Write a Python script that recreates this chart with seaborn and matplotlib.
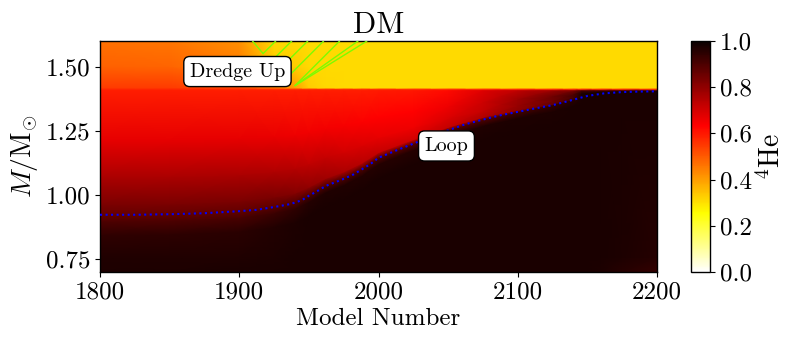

* * *

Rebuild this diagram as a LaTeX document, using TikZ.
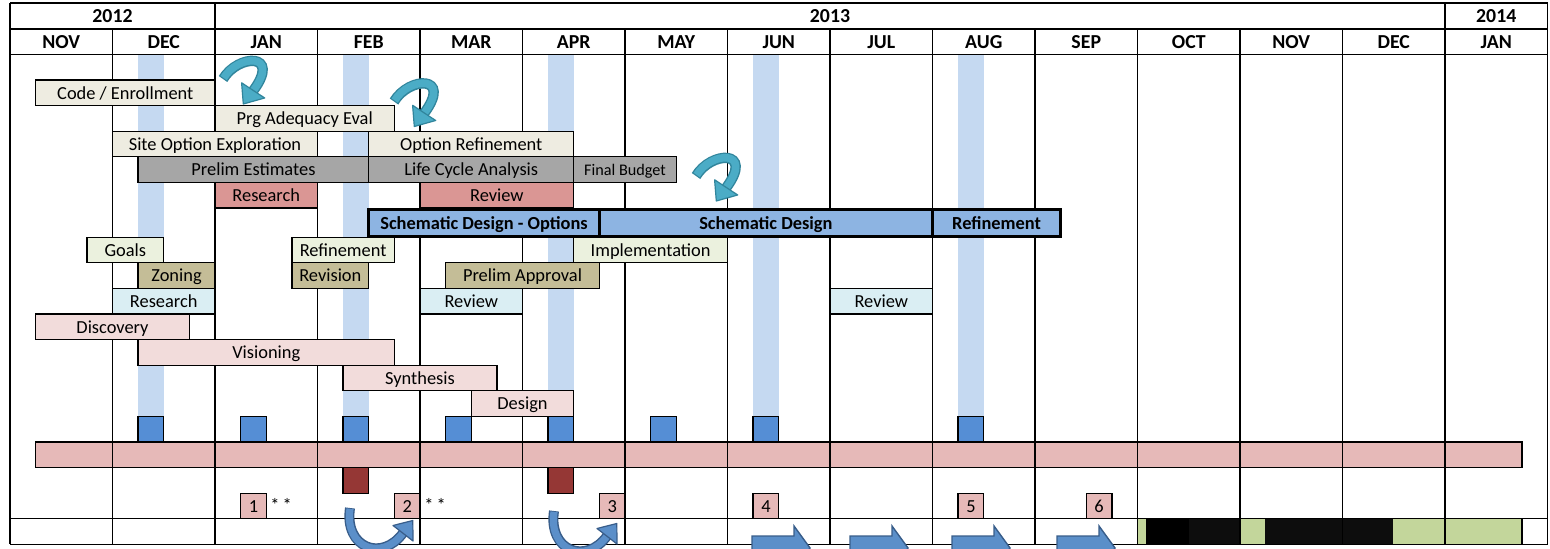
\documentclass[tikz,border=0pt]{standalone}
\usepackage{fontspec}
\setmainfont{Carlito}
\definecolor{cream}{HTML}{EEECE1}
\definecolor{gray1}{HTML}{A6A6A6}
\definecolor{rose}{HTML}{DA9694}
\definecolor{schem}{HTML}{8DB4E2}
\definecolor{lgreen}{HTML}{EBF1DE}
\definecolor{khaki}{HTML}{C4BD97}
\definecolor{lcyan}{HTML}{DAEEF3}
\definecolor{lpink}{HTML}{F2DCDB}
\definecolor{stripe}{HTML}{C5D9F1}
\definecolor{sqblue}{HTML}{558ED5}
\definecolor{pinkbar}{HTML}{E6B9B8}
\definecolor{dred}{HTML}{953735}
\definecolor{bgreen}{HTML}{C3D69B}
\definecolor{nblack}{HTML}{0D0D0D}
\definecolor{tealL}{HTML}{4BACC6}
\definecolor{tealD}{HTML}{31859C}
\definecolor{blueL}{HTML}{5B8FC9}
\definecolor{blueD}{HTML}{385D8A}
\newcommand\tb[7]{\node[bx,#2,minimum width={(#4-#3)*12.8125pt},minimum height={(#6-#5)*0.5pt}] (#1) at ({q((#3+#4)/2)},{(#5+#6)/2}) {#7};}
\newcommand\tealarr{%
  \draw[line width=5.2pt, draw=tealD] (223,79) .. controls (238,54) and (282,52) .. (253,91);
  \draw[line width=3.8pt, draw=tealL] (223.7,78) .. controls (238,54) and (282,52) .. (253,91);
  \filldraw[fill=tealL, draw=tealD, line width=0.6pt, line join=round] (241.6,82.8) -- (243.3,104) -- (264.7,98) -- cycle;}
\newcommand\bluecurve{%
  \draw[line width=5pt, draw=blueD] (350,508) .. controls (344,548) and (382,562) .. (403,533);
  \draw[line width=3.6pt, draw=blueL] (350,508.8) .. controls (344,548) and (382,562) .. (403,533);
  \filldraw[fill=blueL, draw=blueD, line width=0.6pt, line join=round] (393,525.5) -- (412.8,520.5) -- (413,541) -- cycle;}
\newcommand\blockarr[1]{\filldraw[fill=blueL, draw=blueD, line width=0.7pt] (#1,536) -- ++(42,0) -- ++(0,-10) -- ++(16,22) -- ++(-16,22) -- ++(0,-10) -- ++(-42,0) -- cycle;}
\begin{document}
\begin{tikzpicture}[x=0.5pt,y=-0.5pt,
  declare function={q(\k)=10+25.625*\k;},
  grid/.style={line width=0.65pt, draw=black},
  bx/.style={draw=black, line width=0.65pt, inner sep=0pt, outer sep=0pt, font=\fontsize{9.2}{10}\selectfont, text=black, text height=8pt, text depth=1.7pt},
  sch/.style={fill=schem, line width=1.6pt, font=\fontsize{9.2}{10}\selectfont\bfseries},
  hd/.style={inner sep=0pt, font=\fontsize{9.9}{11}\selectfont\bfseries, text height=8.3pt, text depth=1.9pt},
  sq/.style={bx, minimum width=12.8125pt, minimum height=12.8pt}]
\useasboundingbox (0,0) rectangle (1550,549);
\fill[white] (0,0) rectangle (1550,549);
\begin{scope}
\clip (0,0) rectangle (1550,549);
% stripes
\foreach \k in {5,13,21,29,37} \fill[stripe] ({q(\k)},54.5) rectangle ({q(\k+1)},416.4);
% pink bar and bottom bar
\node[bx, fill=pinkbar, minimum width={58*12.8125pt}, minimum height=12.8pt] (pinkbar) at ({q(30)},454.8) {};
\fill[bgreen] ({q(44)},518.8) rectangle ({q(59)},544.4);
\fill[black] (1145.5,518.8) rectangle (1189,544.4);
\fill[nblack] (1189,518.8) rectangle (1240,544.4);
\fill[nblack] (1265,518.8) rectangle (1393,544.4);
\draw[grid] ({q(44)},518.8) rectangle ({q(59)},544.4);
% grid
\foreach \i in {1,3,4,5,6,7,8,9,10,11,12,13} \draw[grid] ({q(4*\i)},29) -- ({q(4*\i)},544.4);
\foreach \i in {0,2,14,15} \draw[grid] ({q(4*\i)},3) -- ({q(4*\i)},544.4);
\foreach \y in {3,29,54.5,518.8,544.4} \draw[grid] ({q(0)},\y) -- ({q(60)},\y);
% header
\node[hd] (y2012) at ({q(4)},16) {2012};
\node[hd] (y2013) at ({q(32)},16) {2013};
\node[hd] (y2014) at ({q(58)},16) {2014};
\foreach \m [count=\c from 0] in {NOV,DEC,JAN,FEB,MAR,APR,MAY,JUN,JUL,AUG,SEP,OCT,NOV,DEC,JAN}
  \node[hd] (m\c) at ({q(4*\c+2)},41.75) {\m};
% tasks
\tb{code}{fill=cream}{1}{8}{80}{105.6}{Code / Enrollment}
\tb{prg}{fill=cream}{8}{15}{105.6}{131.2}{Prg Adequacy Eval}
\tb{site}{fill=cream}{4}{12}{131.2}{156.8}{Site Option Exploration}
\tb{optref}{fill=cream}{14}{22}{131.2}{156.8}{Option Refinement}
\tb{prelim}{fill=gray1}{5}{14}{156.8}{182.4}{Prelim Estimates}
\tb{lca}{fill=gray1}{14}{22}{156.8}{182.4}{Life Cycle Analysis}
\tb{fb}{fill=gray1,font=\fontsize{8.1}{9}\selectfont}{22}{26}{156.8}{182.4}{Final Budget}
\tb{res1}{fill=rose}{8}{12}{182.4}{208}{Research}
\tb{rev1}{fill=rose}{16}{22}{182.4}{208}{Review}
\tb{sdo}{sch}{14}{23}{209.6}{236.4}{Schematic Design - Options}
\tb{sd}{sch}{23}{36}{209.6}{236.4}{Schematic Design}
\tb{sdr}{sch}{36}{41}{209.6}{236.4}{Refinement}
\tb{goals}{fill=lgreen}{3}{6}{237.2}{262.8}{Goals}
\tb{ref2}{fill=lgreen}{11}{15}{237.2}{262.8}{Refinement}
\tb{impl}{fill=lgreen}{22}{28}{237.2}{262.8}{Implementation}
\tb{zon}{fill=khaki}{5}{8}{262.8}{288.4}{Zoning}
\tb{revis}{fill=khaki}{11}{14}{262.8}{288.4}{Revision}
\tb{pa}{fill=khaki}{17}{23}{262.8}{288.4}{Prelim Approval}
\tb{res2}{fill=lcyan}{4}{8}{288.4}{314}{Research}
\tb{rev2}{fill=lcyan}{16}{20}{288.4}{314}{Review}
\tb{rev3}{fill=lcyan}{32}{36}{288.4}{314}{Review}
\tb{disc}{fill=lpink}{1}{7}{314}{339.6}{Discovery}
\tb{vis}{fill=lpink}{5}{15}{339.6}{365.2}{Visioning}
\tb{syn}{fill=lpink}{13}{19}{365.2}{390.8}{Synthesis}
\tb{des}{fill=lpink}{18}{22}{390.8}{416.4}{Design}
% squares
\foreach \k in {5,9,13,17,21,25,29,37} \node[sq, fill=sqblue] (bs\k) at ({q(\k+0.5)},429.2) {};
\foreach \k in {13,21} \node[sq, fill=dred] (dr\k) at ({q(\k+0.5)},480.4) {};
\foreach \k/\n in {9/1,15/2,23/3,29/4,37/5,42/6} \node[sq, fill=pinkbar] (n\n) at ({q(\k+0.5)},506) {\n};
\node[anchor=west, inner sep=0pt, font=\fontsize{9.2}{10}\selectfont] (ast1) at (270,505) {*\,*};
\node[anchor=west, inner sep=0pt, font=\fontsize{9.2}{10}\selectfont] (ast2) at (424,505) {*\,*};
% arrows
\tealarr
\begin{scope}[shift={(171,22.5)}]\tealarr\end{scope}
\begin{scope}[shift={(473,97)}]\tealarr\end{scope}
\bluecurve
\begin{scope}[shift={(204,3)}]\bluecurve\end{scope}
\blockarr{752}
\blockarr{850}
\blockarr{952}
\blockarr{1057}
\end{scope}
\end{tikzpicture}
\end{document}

Set problem> Extract, from the material above, each line holding the word "this".

Complete answer>
Write a Python script that recreates this chart with seaborn and matplotlib.
Rebuild this diagram as a LaTeX document, using TikZ.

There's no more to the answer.